═══ PROVIDED MATERIAL ═══

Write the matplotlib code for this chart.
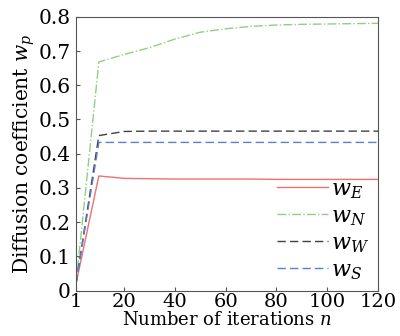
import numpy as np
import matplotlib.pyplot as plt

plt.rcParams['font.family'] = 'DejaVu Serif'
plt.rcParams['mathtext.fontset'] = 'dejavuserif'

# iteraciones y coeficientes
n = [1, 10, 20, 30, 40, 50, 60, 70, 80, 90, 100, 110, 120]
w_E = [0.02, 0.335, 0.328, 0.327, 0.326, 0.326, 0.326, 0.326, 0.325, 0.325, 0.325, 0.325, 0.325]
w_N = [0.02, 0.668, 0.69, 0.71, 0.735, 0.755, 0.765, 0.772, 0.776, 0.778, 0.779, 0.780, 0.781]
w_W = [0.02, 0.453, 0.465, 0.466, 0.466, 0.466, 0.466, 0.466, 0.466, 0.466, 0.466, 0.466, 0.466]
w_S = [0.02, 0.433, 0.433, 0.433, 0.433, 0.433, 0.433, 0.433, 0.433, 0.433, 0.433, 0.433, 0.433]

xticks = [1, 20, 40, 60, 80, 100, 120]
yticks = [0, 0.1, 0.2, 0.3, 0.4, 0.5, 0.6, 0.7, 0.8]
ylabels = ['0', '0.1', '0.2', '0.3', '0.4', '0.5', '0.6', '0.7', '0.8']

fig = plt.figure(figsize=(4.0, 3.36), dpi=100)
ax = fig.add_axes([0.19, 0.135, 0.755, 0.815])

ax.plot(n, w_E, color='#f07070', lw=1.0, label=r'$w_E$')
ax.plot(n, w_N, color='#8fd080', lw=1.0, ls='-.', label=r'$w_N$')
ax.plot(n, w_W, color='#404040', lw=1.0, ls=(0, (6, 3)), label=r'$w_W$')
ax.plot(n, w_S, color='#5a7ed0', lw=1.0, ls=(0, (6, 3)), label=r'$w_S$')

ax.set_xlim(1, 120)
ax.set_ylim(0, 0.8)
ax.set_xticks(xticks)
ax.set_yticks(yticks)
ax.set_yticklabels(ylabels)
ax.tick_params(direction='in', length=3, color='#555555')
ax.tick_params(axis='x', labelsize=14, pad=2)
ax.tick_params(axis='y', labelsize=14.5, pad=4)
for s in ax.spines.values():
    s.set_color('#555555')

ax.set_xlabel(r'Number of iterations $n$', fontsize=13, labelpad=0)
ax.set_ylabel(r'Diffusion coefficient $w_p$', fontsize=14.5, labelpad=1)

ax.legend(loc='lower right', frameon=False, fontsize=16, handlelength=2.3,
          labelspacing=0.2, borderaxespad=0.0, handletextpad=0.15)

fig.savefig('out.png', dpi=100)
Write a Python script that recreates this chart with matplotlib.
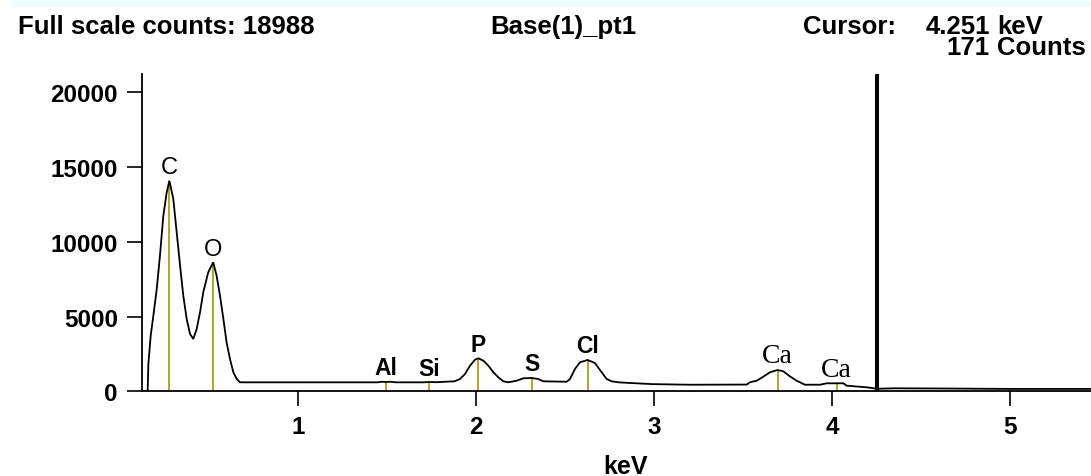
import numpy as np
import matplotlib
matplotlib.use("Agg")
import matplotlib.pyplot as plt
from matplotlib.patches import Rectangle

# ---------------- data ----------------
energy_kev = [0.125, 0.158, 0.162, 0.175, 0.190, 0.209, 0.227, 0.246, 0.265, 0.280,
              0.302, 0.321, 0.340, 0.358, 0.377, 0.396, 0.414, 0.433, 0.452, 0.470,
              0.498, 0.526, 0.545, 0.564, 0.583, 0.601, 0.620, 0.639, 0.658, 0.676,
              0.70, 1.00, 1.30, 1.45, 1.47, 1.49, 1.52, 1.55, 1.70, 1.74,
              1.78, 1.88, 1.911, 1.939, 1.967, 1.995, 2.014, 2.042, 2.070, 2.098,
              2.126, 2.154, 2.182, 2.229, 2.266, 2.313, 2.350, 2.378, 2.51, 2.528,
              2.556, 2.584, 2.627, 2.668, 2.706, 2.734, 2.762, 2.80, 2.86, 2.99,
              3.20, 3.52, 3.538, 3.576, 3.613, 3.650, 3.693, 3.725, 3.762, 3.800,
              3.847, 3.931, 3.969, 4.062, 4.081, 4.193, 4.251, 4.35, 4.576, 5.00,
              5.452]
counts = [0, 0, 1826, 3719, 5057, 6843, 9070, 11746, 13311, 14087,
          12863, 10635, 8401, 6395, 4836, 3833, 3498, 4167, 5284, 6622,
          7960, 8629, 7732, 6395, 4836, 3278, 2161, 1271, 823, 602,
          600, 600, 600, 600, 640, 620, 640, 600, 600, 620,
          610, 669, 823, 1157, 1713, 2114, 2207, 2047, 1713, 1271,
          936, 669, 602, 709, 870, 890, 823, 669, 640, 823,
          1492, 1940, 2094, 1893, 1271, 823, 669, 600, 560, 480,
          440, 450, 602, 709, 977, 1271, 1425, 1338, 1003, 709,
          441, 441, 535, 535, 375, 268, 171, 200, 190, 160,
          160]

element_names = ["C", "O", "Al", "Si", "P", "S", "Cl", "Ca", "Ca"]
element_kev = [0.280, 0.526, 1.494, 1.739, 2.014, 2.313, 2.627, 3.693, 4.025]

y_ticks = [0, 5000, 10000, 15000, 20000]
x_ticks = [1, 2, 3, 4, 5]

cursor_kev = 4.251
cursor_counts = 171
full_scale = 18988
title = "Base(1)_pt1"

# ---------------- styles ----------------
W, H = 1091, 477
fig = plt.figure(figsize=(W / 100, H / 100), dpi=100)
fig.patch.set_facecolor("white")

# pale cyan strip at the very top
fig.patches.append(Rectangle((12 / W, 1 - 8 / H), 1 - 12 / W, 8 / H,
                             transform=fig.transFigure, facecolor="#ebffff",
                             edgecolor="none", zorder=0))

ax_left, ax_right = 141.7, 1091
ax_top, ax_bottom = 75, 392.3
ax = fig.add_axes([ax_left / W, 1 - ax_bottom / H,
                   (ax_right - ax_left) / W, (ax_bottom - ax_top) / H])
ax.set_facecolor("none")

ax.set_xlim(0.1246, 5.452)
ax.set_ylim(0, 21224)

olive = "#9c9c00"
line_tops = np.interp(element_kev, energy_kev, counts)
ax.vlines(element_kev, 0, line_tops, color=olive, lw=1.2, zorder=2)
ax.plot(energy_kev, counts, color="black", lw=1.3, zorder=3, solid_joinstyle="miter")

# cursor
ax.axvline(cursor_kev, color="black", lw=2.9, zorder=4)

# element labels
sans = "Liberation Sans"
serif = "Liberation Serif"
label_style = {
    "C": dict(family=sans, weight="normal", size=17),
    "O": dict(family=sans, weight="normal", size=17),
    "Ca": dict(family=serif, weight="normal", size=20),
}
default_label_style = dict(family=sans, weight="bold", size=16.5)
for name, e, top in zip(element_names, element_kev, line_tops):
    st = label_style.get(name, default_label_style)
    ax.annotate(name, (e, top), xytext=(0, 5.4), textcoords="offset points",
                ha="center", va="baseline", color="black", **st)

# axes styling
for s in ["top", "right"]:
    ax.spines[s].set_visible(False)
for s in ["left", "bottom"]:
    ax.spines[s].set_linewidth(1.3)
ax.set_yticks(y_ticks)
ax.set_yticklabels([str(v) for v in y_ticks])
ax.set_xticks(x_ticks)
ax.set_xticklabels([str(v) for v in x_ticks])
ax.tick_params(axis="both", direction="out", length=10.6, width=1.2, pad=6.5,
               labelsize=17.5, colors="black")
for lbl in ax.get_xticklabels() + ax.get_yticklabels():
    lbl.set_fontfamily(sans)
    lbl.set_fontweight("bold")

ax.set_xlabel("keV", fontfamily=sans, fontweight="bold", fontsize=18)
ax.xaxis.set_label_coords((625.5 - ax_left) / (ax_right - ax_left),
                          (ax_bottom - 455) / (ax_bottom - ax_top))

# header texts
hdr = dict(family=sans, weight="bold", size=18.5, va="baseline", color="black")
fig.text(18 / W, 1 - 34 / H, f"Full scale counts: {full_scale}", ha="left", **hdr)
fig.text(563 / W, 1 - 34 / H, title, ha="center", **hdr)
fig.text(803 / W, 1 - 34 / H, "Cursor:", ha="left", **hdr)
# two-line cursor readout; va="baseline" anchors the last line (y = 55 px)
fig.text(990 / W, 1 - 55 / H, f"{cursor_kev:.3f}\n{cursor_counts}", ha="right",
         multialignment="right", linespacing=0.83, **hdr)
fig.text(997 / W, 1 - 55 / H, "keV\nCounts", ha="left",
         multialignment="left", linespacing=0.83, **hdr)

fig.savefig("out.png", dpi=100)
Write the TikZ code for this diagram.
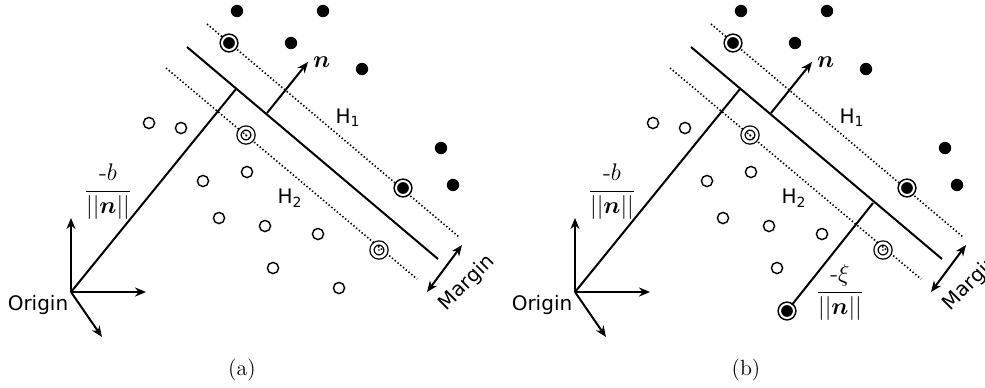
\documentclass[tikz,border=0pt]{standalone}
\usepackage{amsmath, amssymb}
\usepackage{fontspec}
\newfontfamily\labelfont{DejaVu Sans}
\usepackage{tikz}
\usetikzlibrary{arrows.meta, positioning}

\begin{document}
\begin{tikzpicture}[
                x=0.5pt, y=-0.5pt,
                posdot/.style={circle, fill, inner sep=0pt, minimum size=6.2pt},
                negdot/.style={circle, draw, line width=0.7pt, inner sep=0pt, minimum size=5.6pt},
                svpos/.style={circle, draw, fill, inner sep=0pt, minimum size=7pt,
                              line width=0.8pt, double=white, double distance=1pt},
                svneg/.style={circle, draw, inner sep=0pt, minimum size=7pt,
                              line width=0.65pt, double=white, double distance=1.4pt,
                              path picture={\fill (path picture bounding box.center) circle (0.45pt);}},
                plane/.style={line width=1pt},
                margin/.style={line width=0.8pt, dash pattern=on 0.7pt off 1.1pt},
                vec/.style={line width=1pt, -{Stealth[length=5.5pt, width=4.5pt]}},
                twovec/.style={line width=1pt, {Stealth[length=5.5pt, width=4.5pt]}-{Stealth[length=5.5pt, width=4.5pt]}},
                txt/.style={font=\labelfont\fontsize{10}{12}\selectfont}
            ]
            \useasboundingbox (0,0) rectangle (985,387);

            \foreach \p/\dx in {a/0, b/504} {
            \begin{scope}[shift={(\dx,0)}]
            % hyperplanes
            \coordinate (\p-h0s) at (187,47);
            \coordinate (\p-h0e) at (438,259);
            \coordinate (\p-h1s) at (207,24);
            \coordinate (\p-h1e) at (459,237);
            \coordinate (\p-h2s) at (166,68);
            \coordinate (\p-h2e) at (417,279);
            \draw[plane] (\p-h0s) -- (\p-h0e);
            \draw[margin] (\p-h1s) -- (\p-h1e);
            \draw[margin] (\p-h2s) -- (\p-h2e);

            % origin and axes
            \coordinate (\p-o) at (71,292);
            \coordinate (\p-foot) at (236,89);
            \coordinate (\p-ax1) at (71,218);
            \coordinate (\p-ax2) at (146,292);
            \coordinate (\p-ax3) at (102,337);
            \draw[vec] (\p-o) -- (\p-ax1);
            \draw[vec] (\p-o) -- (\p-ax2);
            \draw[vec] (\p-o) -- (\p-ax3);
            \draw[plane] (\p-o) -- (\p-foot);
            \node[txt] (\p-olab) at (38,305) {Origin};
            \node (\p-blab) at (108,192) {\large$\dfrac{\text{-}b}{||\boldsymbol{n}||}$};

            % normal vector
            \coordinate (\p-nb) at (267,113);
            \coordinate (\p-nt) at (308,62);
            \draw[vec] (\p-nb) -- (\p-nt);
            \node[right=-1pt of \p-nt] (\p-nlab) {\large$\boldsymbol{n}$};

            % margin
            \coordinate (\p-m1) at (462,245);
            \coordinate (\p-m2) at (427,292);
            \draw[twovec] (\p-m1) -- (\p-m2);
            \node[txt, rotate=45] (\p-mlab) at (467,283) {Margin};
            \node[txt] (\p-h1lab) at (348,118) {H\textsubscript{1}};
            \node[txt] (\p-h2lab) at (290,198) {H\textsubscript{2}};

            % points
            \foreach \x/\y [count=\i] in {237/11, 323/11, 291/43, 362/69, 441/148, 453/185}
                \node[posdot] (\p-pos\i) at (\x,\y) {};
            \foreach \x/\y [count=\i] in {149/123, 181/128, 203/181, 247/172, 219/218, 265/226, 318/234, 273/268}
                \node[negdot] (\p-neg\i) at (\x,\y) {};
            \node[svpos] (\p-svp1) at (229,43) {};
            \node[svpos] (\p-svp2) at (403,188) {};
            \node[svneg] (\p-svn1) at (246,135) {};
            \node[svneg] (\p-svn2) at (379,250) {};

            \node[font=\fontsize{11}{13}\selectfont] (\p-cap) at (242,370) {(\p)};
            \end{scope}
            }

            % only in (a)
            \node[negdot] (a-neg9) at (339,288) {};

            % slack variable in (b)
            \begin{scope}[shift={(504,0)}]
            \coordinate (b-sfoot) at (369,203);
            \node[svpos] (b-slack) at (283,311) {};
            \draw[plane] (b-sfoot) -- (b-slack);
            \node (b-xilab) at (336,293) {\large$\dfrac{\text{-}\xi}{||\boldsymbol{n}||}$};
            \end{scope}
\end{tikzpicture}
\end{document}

═══

▶ _EXERCISE OBJECTIVE_:
Return only the lines running from the start of the entries above to the line that contains "(6, 3)), label=r'$w_S$')", inclusive, and omit every picture.

▶ _TASK RESPONSE_:
Write the matplotlib code for this chart.
import numpy as np
import matplotlib.pyplot as plt

plt.rcParams['font.family'] = 'DejaVu Serif'
plt.rcParams['mathtext.fontset'] = 'dejavuserif'

# iteraciones y coeficientes
n = [1, 10, 20, 30, 40, 50, 60, 70, 80, 90, 100, 110, 120]
w_E = [0.02, 0.335, 0.328, 0.327, 0.326, 0.326, 0.326, 0.326, 0.325, 0.325, 0.325, 0.325, 0.325]
w_N = [0.02, 0.668, 0.69, 0.71, 0.735, 0.755, 0.765, 0.772, 0.776, 0.778, 0.779, 0.780, 0.781]
w_W = [0.02, 0.453, 0.465, 0.466, 0.466, 0.466, 0.466, 0.466, 0.466, 0.466, 0.466, 0.466, 0.466]
w_S = [0.02, 0.433, 0.433, 0.433, 0.433, 0.433, 0.433, 0.433, 0.433, 0.433, 0.433, 0.433, 0.433]

xticks = [1, 20, 40, 60, 80, 100, 120]
yticks = [0, 0.1, 0.2, 0.3, 0.4, 0.5, 0.6, 0.7, 0.8]
ylabels = ['0', '0.1', '0.2', '0.3', '0.4', '0.5', '0.6', '0.7', '0.8']

fig = plt.figure(figsize=(4.0, 3.36), dpi=100)
ax = fig.add_axes([0.19, 0.135, 0.755, 0.815])

ax.plot(n, w_E, color='#f07070', lw=1.0, label=r'$w_E$')
ax.plot(n, w_N, color='#8fd080', lw=1.0, ls='-.', label=r'$w_N$')
ax.plot(n, w_W, color='#404040', lw=1.0, ls=(0, (6, 3)), label=r'$w_W$')
ax.plot(n, w_S, color='#5a7ed0', lw=1.0, ls=(0, (6, 3)), label=r'$w_S$')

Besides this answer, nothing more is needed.